6,233 individuals designated with multiple race classifications, and 903 individuals designated with multiple gender classifications.

21,380 individuals designated with multiple dates of birth, approximately 15.9% of the total number of individuals, and 922 individuals of the 21,380 had dates of birth that could not be determined. This includes two individuals in the Gang Arrest Cards data whose ages were listed as 6 and 7 respectively however, both individuals had multiple dates of birth listed.98

15,174 individuals with no specific gang designation, despite being listed as gang members approximately 11.3% of the total number of individuals.

15,648 individuals designated as gang members never had a reason provided by CPD for this designation in any Gang Arrest Card, approximately 11.7% of the total number of individuals. Further, 24,151 Gang Arrest Card records had no reason provided for the designation.

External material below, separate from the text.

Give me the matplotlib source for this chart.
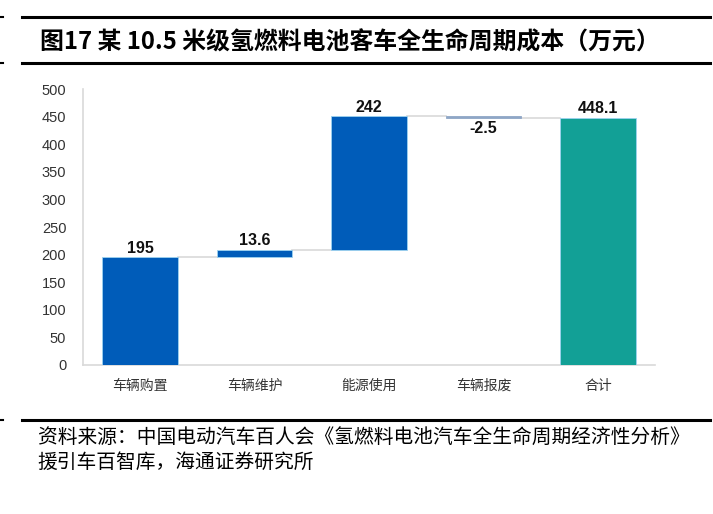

The IG offers a list of recommendations, but no one should hold their breath waiting for the CPD to implement them. Unsurprisingly, the IG suggests the CPD try to approach adequate competency when gathering info on suspected gang members and entering it into the system. More importantly, the IG says the CPD needs to ensure the accuracy of what it already has, purge everything that isn’t (or is outdated), and provide a way for citizens to challenge their addition to this database, which means adding a notification method.

Anyway, re: your breath:

CPD’s response and proposed measures diverge from the OIG’s recommendations in several critical ways. The Department’s response indicates that CPD will not engage with community stakeholders in the fashion that OIG recommends.

In other words, thanks for all the help, but we’ll take it from here and possibly make it even worse. There’s nothing in these reforms the CPD wants or needs, so it will slow-walk its minimal improvements while proceeding with the gang-tagging business as usual. And why should it change? The city is filled with people officers don’t consider people.